As it is, No. 13 covers the Model-T Ford by Anthony Bird. To impart anything new about the Model-T is almost impossible but this Bird has achieved, by going over the famous design from the viewpoint of its short-comings, with particular reference to difficult starting, without in any way disparaging this immortal automobile. For this, Model-T Register members will undoubtedly part with their florins. . . . Gordon Davis’ paintings are as varied as is possible with this subject matter but the bonnets of his 1923 and 1927 models seem a trifle elongated.

No. 14 is an erudite study of a car all too often dismissed in a few lines, namely the Type (or Tipo?) RL, Alfa Romeo by those knowledgeable Milan-fanciers Peter Hull and Luigi Fusi. The car’s designer, Giuseppe Merosi, is given due credit.

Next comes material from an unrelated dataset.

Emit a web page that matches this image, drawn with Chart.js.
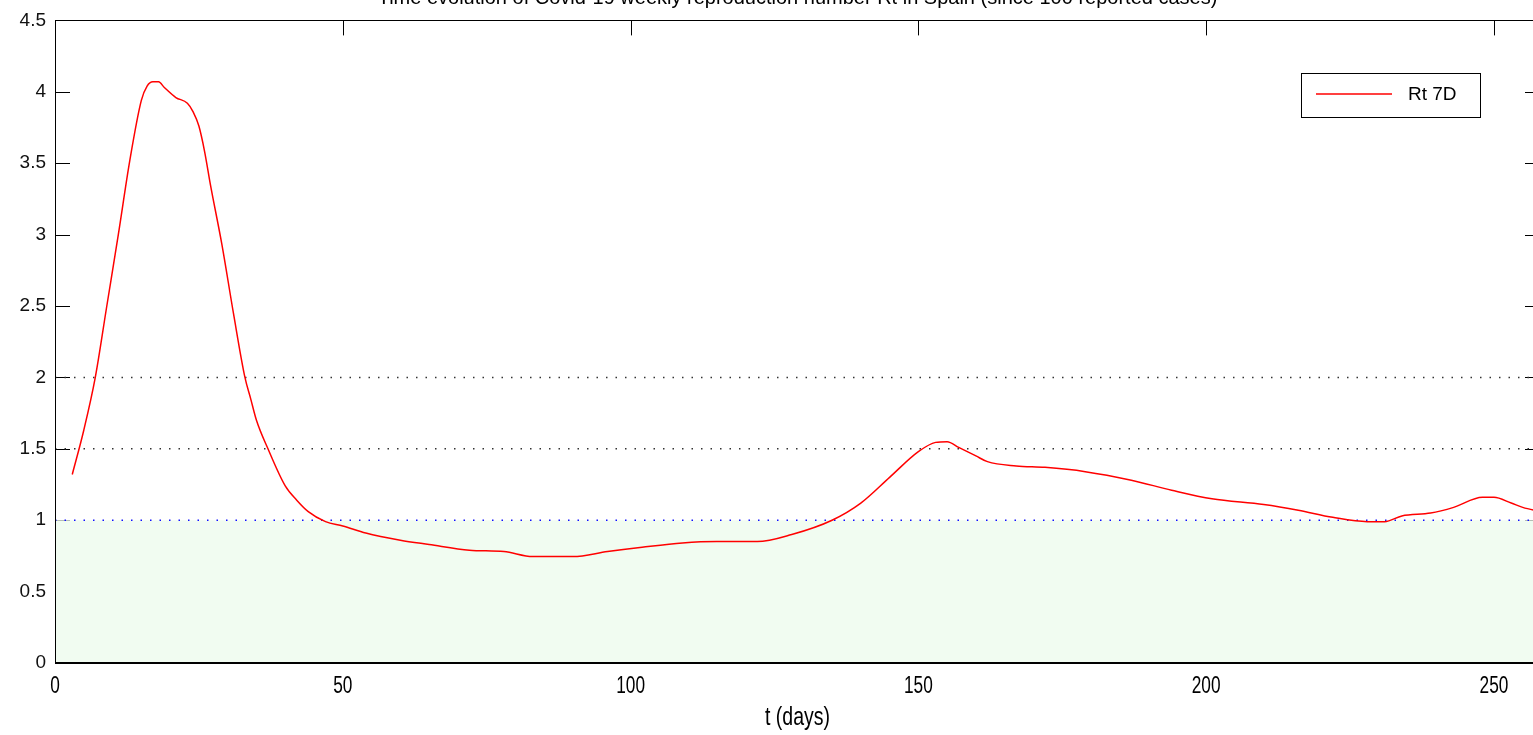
<!DOCTYPE html>
<html lang="en">
<head>
    <meta charset="UTF-8">
    <title>Rt 7D - Spain</title>
    <script src="https://cdn.jsdelivr.net/npm/chart.js@4"></script>
    <style>
        html, body {
            margin: 0;
            padding: 0;
            background: #fff;
            overflow: hidden;
        }
        .wrap {
            position: relative;
            width: 1545px;
            height: 735px;
        }
    </style>
</head>
<body>
    <div class="wrap"><canvas id="rtChart"></canvas></div>

    <script>
        const titleText = 'Time evolution of Covid-19 weekly reproduction number Rt in Spain (since 100 reported cases)';
        const xTitle = 't (days)';
        const seriesLabel = 'Rt 7D';

        // days since 100 reported cases, and the 7-day Rt estimate
        const days = [3, 5, 7, 9, 11, 13, 15, 16, 17, 18, 19, 21, 23, 24, 25, 26, 27, 29, 31, 33, 34, 35, 37, 40, 42, 44, 47, 50,
            54, 60, 65, 72, 78, 83, 90, 96, 102, 109, 115, 122, 128, 135, 140, 145, 150, 153, 155, 157, 160, 162, 167, 172,
            179, 187, 194, 201, 210, 216, 222, 228, 231, 234, 239, 243, 248, 250, 253, 255, 258];
        const rt7d = [1.32, 1.63, 2.0, 2.5, 3.0, 3.52, 3.94, 4.04, 4.07, 4.07, 4.03, 3.96, 3.92, 3.86, 3.76, 3.58, 3.35, 2.93, 2.45, 2.0, 1.85, 1.70, 1.50, 1.24, 1.14, 1.06, 0.99, 0.96,
            0.91, 0.86, 0.83, 0.79, 0.78, 0.745, 0.745, 0.78, 0.81, 0.84, 0.85, 0.85, 0.90, 1.00, 1.12, 1.30, 1.48, 1.545, 1.55, 1.51, 1.45, 1.41, 1.38, 1.37,
            1.34, 1.28, 1.21, 1.15, 1.11, 1.07, 1.02, 0.99, 0.99, 1.03, 1.05, 1.09, 1.16, 1.16, 1.12, 1.09, 1.06];

        // reference levels
        const warnLevels = [2, 1.5];
        const epidemicThreshold = 1;

        const xRange = [0, 258];
        const xTicks = [0, 50, 100, 150, 200, 250];
        const yTicks = [0, 0.5, 1, 1.5, 2, 2.5, 3, 3.5, 4, 4.5];

        const hLine = (level) => [{ x: xRange[0], y: level }, { x: xRange[1], y: level }];

        const plainFont = "'Liberation Sans', Arial, sans-serif";

        // box, inward ticks (drawn under the data so the green band hides the lower ones)
        const axesBox = {
            id: 'axesBox',
            beforeDatasetsDraw(chart) {
                const { ctx, chartArea: a, scales } = chart;
                const len = 15;
                ctx.save();
                ctx.strokeStyle = '#000';
                ctx.lineWidth = 1;
                ctx.beginPath();
                yTicks.forEach(v => {
                    const y = Math.round(scales.y.getPixelForValue(v)) + 0.5;
                    ctx.moveTo(a.left, y); ctx.lineTo(a.left + len, y);
                    ctx.moveTo(a.right, y); ctx.lineTo(a.right - len, y);
                });
                xTicks.forEach(v => {
                    const x = Math.round(scales.x.getPixelForValue(v)) + 0.5;
                    ctx.moveTo(x, a.top); ctx.lineTo(x, a.top + len);
                    ctx.moveTo(x, a.bottom); ctx.lineTo(x, a.bottom - len);
                });
                ctx.stroke();
                ctx.restore();
            },
            afterDatasetsDraw(chart) {
                const { ctx, chartArea: a } = chart;
                ctx.save();
                ctx.strokeStyle = '#000';
                ctx.lineWidth = 1;
                ctx.strokeRect(Math.round(a.left) + 0.5, Math.round(a.top) + 0.5,
                    Math.round(a.right - a.left), Math.round(a.bottom - a.top));
                ctx.lineWidth = 2;
                ctx.beginPath();
                ctx.moveTo(a.left, Math.round(a.bottom));
                ctx.lineTo(a.right, Math.round(a.bottom));
                ctx.stroke();
                ctx.restore();
            }
        };

        // narrow x tick labels under the axis, placed by the x scale
        const xLabels = {
            id: 'xLabels',
            afterDraw(chart) {
                const { ctx, chartArea: a, scales } = chart;
                ctx.save();
                ctx.fillStyle = '#000';
                ctx.font = '24px ' + plainFont;
                ctx.textAlign = 'center';
                ctx.textBaseline = 'middle';
                xTicks.forEach(v => {
                    const x = scales.x.getPixelForValue(v);
                    ctx.save();
                    ctx.translate(x, a.bottom + 23);
                    ctx.scale(0.72, 1);
                    ctx.fillText(String(v), 0, 0);
                    ctx.restore();
                });
                ctx.save();
                ctx.font = '25px ' + plainFont;
                ctx.translate((a.left + a.right) / 2, a.bottom + 55);
                ctx.scale(0.78, 1);
                ctx.fillText(xTitle, 0, 0);
                ctx.restore();
                ctx.restore();
            }
        };

        // title over the axes and the boxed legend in the upper right corner
        const annotations = {
            id: 'annotations',
            afterDraw(chart) {
                const { ctx, chartArea: a } = chart;
                ctx.save();
                ctx.fillStyle = '#000';
                ctx.font = '20px ' + plainFont;
                ctx.textAlign = 'center';
                ctx.textBaseline = 'alphabetic';
                ctx.fillText(titleText, (a.left + a.right) / 2, 4);

                const ds = chart.data.datasets.find(d => d.label === seriesLabel);
                const bx = a.right - 239, by = 73, bw = 179, bh = 44;
                ctx.fillStyle = '#fff';
                ctx.fillRect(bx, by, bw, bh);
                ctx.strokeStyle = '#000';
                ctx.lineWidth = 1;
                ctx.strokeRect(bx + 0.5, by + 0.5, bw, bh);
                ctx.strokeStyle = ds.borderColor;
                ctx.lineWidth = 1.5;
                ctx.beginPath();
                ctx.moveTo(bx + 15, by + 21);
                ctx.lineTo(bx + 91, by + 21);
                ctx.stroke();
                ctx.fillStyle = '#000';
                ctx.font = '19px ' + plainFont;
                ctx.textAlign = 'left';
                ctx.textBaseline = 'middle';
                ctx.fillText(ds.label, bx + 107, by + 22);
                ctx.restore();
            }
        };

        const ctx = document.getElementById('rtChart').getContext('2d');
        new Chart(ctx, {
            type: 'line',
            data: {
                datasets: [
                    {
                        label: seriesLabel,
                        data: days.map((d, i) => ({ x: d, y: rt7d[i] })),
                        borderColor: '#ff0000',
                        borderWidth: 1.5,
                        pointRadius: 0,
                        cubicInterpolationMode: 'monotone',
                        fill: false,
                        order: 0
                    },
                    ...warnLevels.map(level => ({
                        label: 'level ' + level,
                        data: hLine(level),
                        borderColor: '#333',
                        borderWidth: 1.5,
                        borderDash: [1.5, 8],
                        pointRadius: 0,
                        fill: false,
                        order: 1
                    })),
                    {
                        label: 'threshold',
                        data: hLine(epidemicThreshold),
                        borderColor: '#1010ff',
                        borderWidth: 1.5,
                        borderDash: [1.5, 8],
                        backgroundColor: '#f1fcf1',
                        pointRadius: 0,
                        fill: 'origin',
                        order: 2
                    }
                ]
            },
            options: {
                responsive: true,
                maintainAspectRatio: false,
                animation: false,
                layout: { padding: { top: 20, right: 5, left: 0, bottom: 0 } },
                plugins: {
                    legend: { display: false },
                    tooltip: { enabled: false }
                },
                scales: {
                    x: {
                        type: 'linear',
                        min: xRange[0],
                        max: xRange[1],
                        afterBuildTicks: (scale) => { scale.ticks = xTicks.map(v => ({ value: v })); },
                        afterFit: (scale) => { scale.height = 72; },
                        grid: { display: false, drawTicks: false },
                        border: { display: false },
                        ticks: { display: false }
                    },
                    y: {
                        min: 0,
                        max: 4.5,
                        afterBuildTicks: (scale) => { scale.ticks = yTicks.map(v => ({ value: v })); },
                        afterFit: (scale) => { scale.width = 55; },
                        grid: { display: false, drawTicks: false },
                        border: { display: false },
                        ticks: {
                            color: '#111',
                            padding: 9,
                            font: { family: plainFont, size: 19 },
                            callback: (v) => String(v)
                        }
                    }
                }
            },
            plugins: [axesBox, xLabels, annotations]
        });
    </script>
</body>
</html>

No. 15 allows Wilson McComb to recall the glories that were the K3 M.G. Magnette’s, and who better. Of K3s hashed about in recent times he writes: “Often the result was to spoil the whole charm and character of the model, but such aesthetic considerations do not always occur to a man who is bent on winning some silverware.”—and you can say that again! Whether Eyston’s audience with the Pope when the M.G. drivers were in Italy for their successful class onslaught on the 1933 Mille Miglia should be regarded as a “junketing” is open to question, and something seems to have gone wrong when Horton is credited with the Brooklands’ Outer Circuit Class G record at 117.03 m.p.h. in 1934—what he did take was the Class G British and International Hour records, the Class Outer Circuit record standing to his credit at 119.72 m.p h., but that’s splitting hairs.

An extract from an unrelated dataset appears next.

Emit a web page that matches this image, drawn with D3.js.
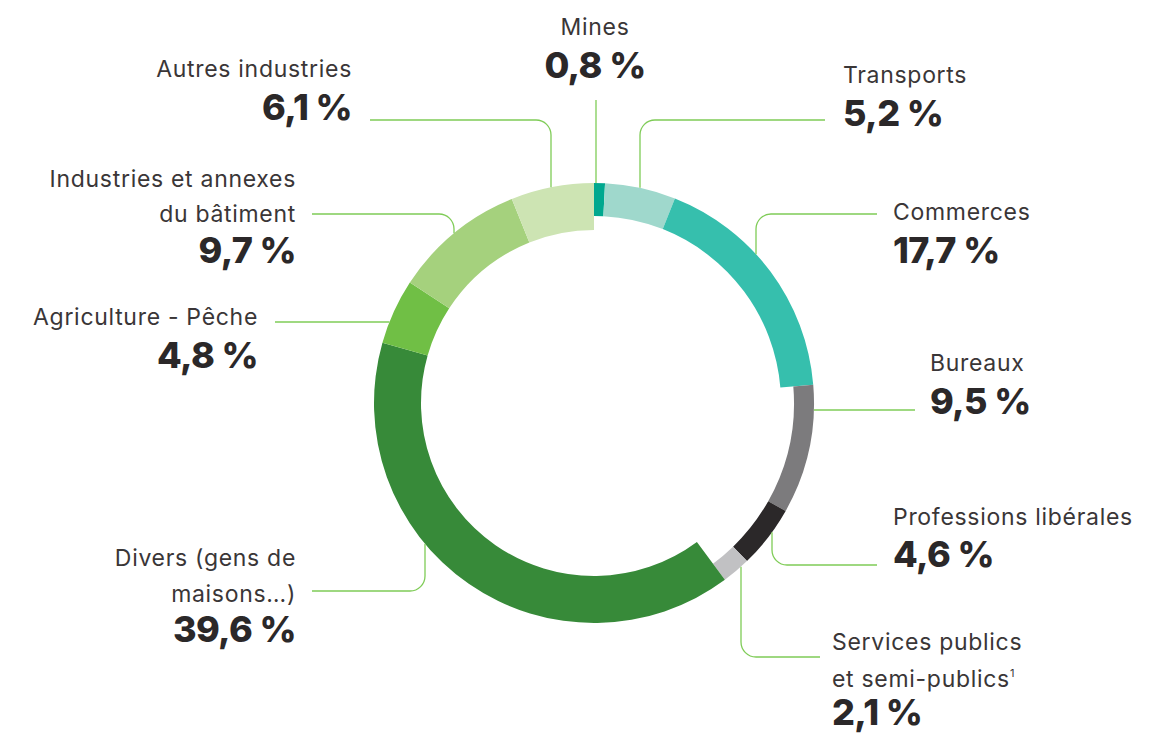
<!DOCTYPE html>
<html><head><meta charset="utf-8">
<script src="https://cdn.jsdelivr.net/npm/d3@7"></script>
<style>
html,body{margin:0;padding:0;background:#fff;}
svg{display:block;}
.lab{font-family:Inter,"Noto Sans",sans-serif;font-weight:400;fill:#3a3637;}
.val{font-family:Inter,"Noto Sans",sans-serif;font-weight:800;fill:#2b2829;}
</style>
</head><body>
<svg id="c" width="1167" height="733"></svg>
<script>
// ---- data ----
const categories = ["Mines","Transports","Commerces","Bureaux","Professions libérales",
  "Services publics et semi-publics","Divers (gens de maisons…)","Agriculture - Pêche",
  "Industries et annexes du bâtiment","Autres industries"];
const values = [0.8, 5.2, 17.7, 9.5, 4.6, 2.1, 39.6, 4.8, 9.7, 6.1];
const labelLines = [["Mines"],["Transports"],["Commerces"],["Bureaux"],["Professions libérales"],
  ["Services publics","et semi-publics"],["Divers (gens de","maisons…)"],["Agriculture - Pêche"],
  ["Industries et annexes","du bâtiment"],["Autres industries"]];
const footnotes = ["","","","","","1","","","",""];

// ---- styles / layout ----
const colors = ["#00a88f","#9fd8cc","#36bfad","#7c7b7d","#2b2829","#c1c1c3","#378a39","#70bf45","#a5d17d","#cde4b3"];
const group = ["teal","teal","teal","grey","grey","grey","green","green","green","green"];
const thick = {teal:33, grey:20, green:47};
const W = 1167, H = 733, cx = 594, cy = 403, R = 220, cornerR = 15;
const lineColor = "#7fcc57";
const layout = [
  {x:595, a:"middle", ys:[35], vy:78, lead:{type:"v", sx:596, sy:100}},
  {x:843, a:"start", ys:[83], vy:126, lead:{type:"e", sx:825, sy:120, vx:640}},
  {x:893, a:"start", ys:[220], vy:263, lead:{type:"e", sx:877, sy:214, vx:756}},
  {x:930, a:"start", ys:[371], vy:414, lead:{type:"h", sx:915, sy:410}},
  {x:893, a:"start", ys:[525], vy:567, lead:{type:"e", sx:877, sy:565, vx:772}},
  {x:832, a:"start", ys:[650,687], vy:725, lead:{type:"e", sx:820, sy:657, vx:741}},
  {x:296, a:"end", ys:[566,602], vy:642, lead:{type:"e", sx:312, sy:591, vx:425}},
  {x:258, a:"end", ys:[325], vy:368, lead:{type:"h", sx:275, sy:322}},
  {x:296, a:"end", ys:[187,222], vy:263, lead:{type:"e", sx:312, sy:214, vx:454}},
  {x:352, a:"end", ys:[77], vy:120, lead:{type:"e", sx:370, sy:120, vx:551}}
];

const svg = d3.select("#c");
const pie = d3.pie().sort(null).value(d => d)(values);
const arc = d3.arc().outerRadius(R).innerRadius(d => R - thick[group[d.index]]);

svg.append("g").attr("transform", `translate(${cx},${cy})`)
  .selectAll("path").data(pie).join("path")
  .attr("d", arc).attr("fill", (d,i) => colors[i]);

function leaderPath(L){
  const p = d3.path();
  if (L.type === "v") {
    p.moveTo(L.sx, L.sy);
    p.lineTo(L.sx, cy - Math.sqrt(R*R - (L.sx-cx)**2));
  } else if (L.type === "h") {
    const dx = Math.sqrt(R*R - (L.sy-cy)**2);
    p.moveTo(L.sx, L.sy);
    p.lineTo(L.sx > cx ? cx + dx : cx - dx, L.sy);
  } else {
    const dy = Math.sqrt(R*R - (L.vx-cx)**2);
    const ey = L.sy < cy ? cy - dy : cy + dy;
    p.moveTo(L.sx, L.sy);
    p.arcTo(L.vx, L.sy, L.vx, ey, cornerR);
    p.lineTo(L.vx, ey);
  }
  return p.toString();
}

svg.append("g").selectAll("path").data(layout).join("path")
  .attr("d", d => leaderPath(d.lead)).attr("fill","none")
  .attr("stroke", lineColor).attr("stroke-width", 1.3);

const fmt = v => d3.format(".1f")(v).replace(".", ",") + " %";

const g = svg.append("g");
categories.forEach((c,i) => {
  const L = layout[i];
  labelLines[i].forEach((ln, j) => {
    const t = g.append("text").attr("class","lab").attr("x", L.x).attr("y", L.ys[j])
      .attr("text-anchor", L.a).attr("font-size", 23).attr("letter-spacing", 0.7).text(ln);
    if (j === labelLines[i].length - 1 && footnotes[i]) {
      t.append("tspan").attr("font-size", 11).attr("letter-spacing", 0).attr("dy", -10).text(footnotes[i]);
    }
  });
  g.append("text").attr("class","val").attr("x", L.x).attr("y", L.vy)
    .attr("text-anchor", L.a).attr("font-size", 36).attr("letter-spacing", -0.6).text(fmt(values[i]));
});
</script>
</body></html>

No. 16 has Douglas Tubbs recalling in his inimitable style what the Jowett Javelin and Jupiter were all about, his kind reference to Motor Sport’s article on the development of these flat-four engines reminding me of what a headache sorting out all this data involved at the time. All these Profiles pack in a great deal of very readable and reference-worthy information, as well as excellent illustrations. I gather that the next batch will cover the 40/50 Napier, 1 1/2-litre G.P. Delage, S-type Invicta and Le Mans Frazer Nash. I do not know, but can almost guess who the authors will be; if they are accurate and if possible tell the Profile reader something he or she didn’t know before. their labours will not he in vain.